11On 11 September 1989 Reliance Management Services Pty Limited changed its name to Reliance Investment Services Pty Ltd.
12Ms Vickers and Mr Rogic were married in 1990.
13From about 1990 Mr Rogic was involved in the business of property maintenance and building involving the construction and odd job maintenance of properties.
14Mr Rogic had been a client of Cassaniti & Associates from about 1992. Ms Vickers' mother, Ms Carol Clarke, had introduced Mr Rogic to Mr Cassaniti. Ms Clarke conducted various cleaning businesses and Mr Cassaniti was her accountant. Ms Vickers' brother and Ms Clarke's son, Mr Robert Vickers, also had some involvement in Ms Clarke's cleaning businesses. Ms Vickers met Mr Cassaniti through Mr Rogic.
15By deed of settlement made on 1 July 1994 the Reliance Discretionary Trust was established with Reliance Investment Services Pty Ltd as its trustee. The beneficiaries of the Reliance Discretionary Trust included Mr Cassaniti and his family.

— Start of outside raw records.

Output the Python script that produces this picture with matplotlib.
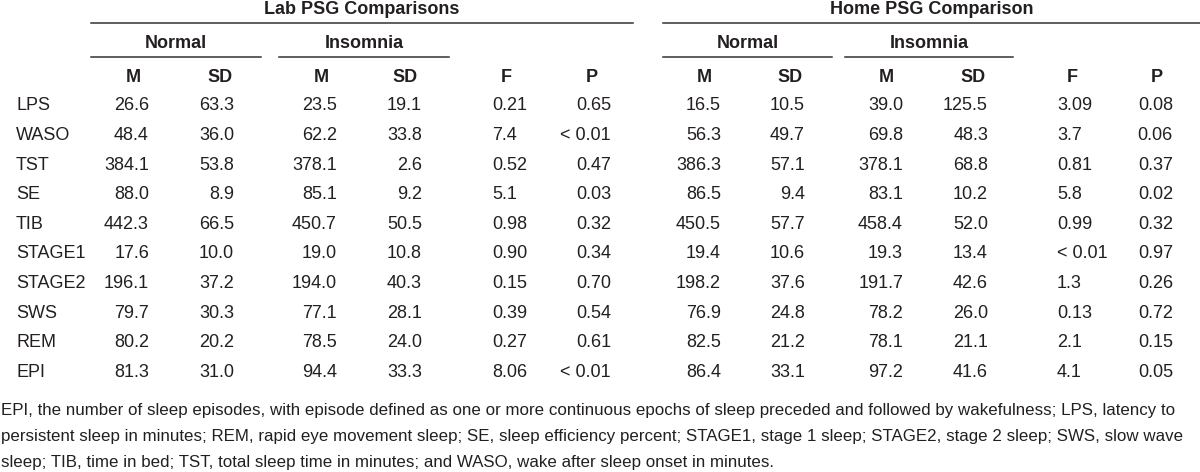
import matplotlib
matplotlib.use("Agg")
import matplotlib.pyplot as plt

# table values
rows = ['LPS', 'WASO', 'TST', 'SE', 'TIB', 'STAGE1', 'STAGE2', 'SWS', 'REM', 'EPI']

lab_normal_m = ['26.6', '48.4', '384.1', '88.0', '442.3', '17.6', '196.1', '79.7', '80.2', '81.3']
lab_normal_sd = ['63.3', '36.0', '53.8', '8.9', '66.5', '10.0', '37.2', '30.3', '20.2', '31.0']
lab_ins_m = ['23.5', '62.2', '378.1', '85.1', '450.7', '19.0', '194.0', '77.1', '78.5', '94.4']
lab_ins_sd = ['19.1', '33.8', '2.6', '9.2', '50.5', '10.8', '40.3', '28.1', '24.0', '33.3']
lab_f = ['0.21', '7.4', '0.52', '5.1', '0.98', '0.90', '0.15', '0.39', '0.27', '8.06']
lab_p = ['0.65', '< 0.01', '0.47', '0.03', '0.32', '0.34', '0.70', '0.54', '0.61', '< 0.01']

home_normal_m = ['16.5', '56.3', '386.3', '86.5', '450.5', '19.4', '198.2', '76.9', '82.5', '86.4']
home_normal_sd = ['10.5', '49.7', '57.1', '9.4', '57.7', '10.6', '37.6', '24.8', '21.2', '33.1']
home_ins_m = ['39.0', '69.8', '378.1', '83.1', '458.4', '19.3', '191.7', '78.2', '78.1', '97.2']
home_ins_sd = ['125.5', '48.3', '68.8', '10.2', '52.0', '13.4', '42.6', '26.0', '21.1', '41.6']
home_f = ['3.09', '3.7', '0.81', '5.8', '0.99', '< 0.01', '1.3', '0.13', '2.1', '4.1']
home_p = ['0.08', '0.06', '0.37', '0.02', '0.32', '0.97', '0.26', '0.72', '0.15', '0.05']

footnote = [
    "EPI, the number of sleep episodes, with episode defined as one or more continuous epochs of sleep preceded and followed by wakefulness; LPS, latency to",
    "persistent sleep in minutes; REM, rapid eye movement sleep; SE, sleep efficiency percent; STAGE1, stage 1 sleep; STAGE2, stage 2 sleep; SWS, slow wave",
    "sleep; TIB, time in bed; TST, total sleep time in minutes; and WASO, wake after sleep onset in minutes.",
]

plt.rcParams['font.family'] = ['Liberation Sans', 'DejaVu Sans']
txt = '#231f20'
fs = 13

fig = plt.figure(figsize=(12, 4.72), dpi=100)
ax = fig.add_axes([0, 0, 1, 1])
ax.set_xlim(0, 1200)
ax.set_ylim(472, 0)
ax.axis('off')

# group headers and rules
groups = [("Lab PSG Comparisons", 91, 633), ("Home PSG Comparison", 663, 1200)]
for label, x0, x1 in groups:
    ax.text((x0 + x1) / 2, 10, label, ha='center', va='center', fontsize=fs, weight='bold', color=txt)
    ax.plot([x0, x1], [23, 23], color='#333333', lw=1.1)

subgroups = [("Normal", 91, 261), ("Insomnia", 279, 449), ("Normal", 663, 832), ("Insomnia", 845, 1013)]
for label, x0, x1 in subgroups:
    ax.text((x0 + x1) / 2, 43, label, ha='center', va='center', fontsize=fs, weight='bold', color=txt)
    ax.plot([x0, x1], [57, 57], color='#333333', lw=1.1)

# columns: header, header centre, data anchor, alignment
columns = [
    ('M', 133, 149, 'right', lab_normal_m),
    ('SD', 220, 234, 'right', lab_normal_sd),
    ('M', 321, 337, 'right', lab_ins_m),
    ('SD', 405, 422, 'right', lab_ins_sd),
    ('F', 506, 492, 'left', lab_f),
    ('P', 592, 611, 'right', lab_p),
    ('M', 704, 721, 'right', home_normal_m),
    ('SD', 790, 805, 'right', home_normal_sd),
    ('M', 886, 903, 'right', home_ins_m),
    ('SD', 973, 988, 'right', home_ins_sd),
    ('F', 1072, 1057, 'left', home_f),
    ('P', 1157, 1173, 'right', home_p),
]

row_y0 = 106
row_step = 29.6
for head, hx, dx, align, vals in columns:
    ax.text(hx, 77, head, ha='center', va='center', fontsize=fs, weight='bold', color=txt)
    for i, v in enumerate(vals):
        ax.text(dx, row_y0 + i * row_step, v, ha=align, va='center', fontsize=fs, color=txt)

for i, r in enumerate(rows):
    ax.text(16, row_y0 + i * row_step, r, ha='left', va='center', fontsize=fs, color=txt)

for i, line in enumerate(footnote):
    ax.text(1, 411 + i * 25.5, line, ha='left', va='center', fontsize=12.2, color=txt)

fig.savefig('out.png', dpi=100, facecolor='white')
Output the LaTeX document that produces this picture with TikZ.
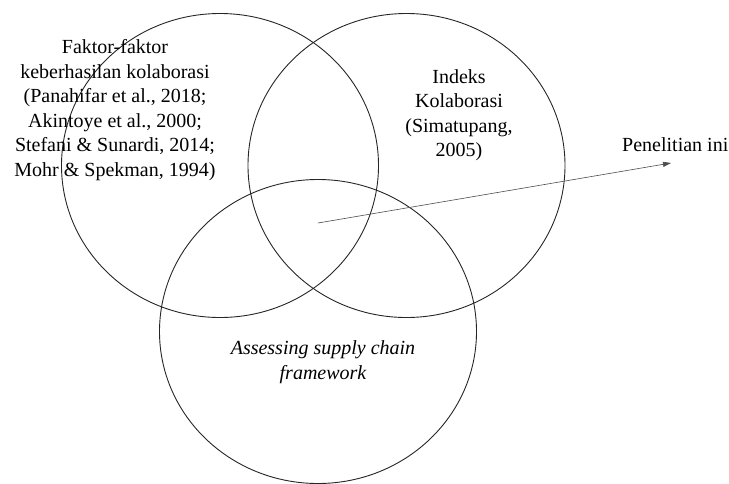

16From about 1995 until about 2005, Reliance Investment Services Pty Ltd, as trustee of the Reliance Discretionary Trust, lent money to clients of Mr Cassaniti's accounting practice.
17On 25 March 1997 Reliance Investment Services Pty Ltd changed its name to Reliance Financial Services Pty Ltd ("Reliance"). Hereafter in these reasons all references to Reliance are in its capacity as trustee for the Reliance Discretionary Trust.
18From about 1998 Mr Rogic conducted his property maintenance business through his company Group A Maintenance Pty Ltd.
19In 1999 and 2000 Reliance loaned $25,000 to Ms Vickers and $11,500 to Mr Rogic. Those amounts were never repaid. See further paragraph [90] below.
20As at 16 May 2002, Group A Maintenance Pty Ltd and other entities owed Cassaniti & Associates $67,930 in professional fees. That amount was never repaid. See further paragraph [90] below.
21As at 16 May 2002, Cassaniti & Associates operated through a company, subsequently placed into liquidation, called Quest Enterprises (NSW) Pty Ltd ("Quest").
22On 16 May 2002 the Deed was entered into between Reliance, Quest trading as Cassaniti & Associates, Mr Rogic, Ms Vickers and Group A Maintenance Pty Ltd. See further paragraphs [79] to [89] below. The Deed included:
THIS DEED dated 16th May 2002 2002(sic)
PARTIES: RELIANCE FINANCIAL SERVICES PTY LTD A.C.N. 003 478 966 as Trustee for THE RELIANCE DISCRETIONARY TRUST of Suite 1, Level 1, 106 Moore Street, Liverpool, NSW, 2170 ("the Lender"); and
QUEST ENTERPRISES (NSW) PTY LTD Trading as CASSANITI & ASSOCIATES, ACN 095 080 372 of Suite 1, Level 1, 106 Moore Street, Liverpool, NSW, 2170 ("the Accountants")
AND MARK MLADEN ROGIC of XXX, Cecil Hills, NSW, 2771;
HAYLEY ROGIC of XXX, Cecil Hills, NSW 2771; and
GROUP A MAINTENANCE PTY LTD (A.C.N. 083 894 053) of Suite 1, Level 1, 106 Moore Street, Liverpool, NSW, 2170
(collectively referred to as "the Clients")
WHEREAS
A. The Clients have engaged the Accountants, to perform accounting services on their behalf.
B. The Lender has also advanced monies to the some of the Clients as referred to in Schedule A of this Deed. The outstanding amount is currently $36,500.00. The Clients agree that this amount is correct as at the date hereof.
C. The Lender has guaranteed and indemnified the Accountants of all their past and ongoing accountancy fees.
D. The Clients have entered into costs agreements with the Accountants to perform the work. The Clients also have guaranteed the debts of various other parties.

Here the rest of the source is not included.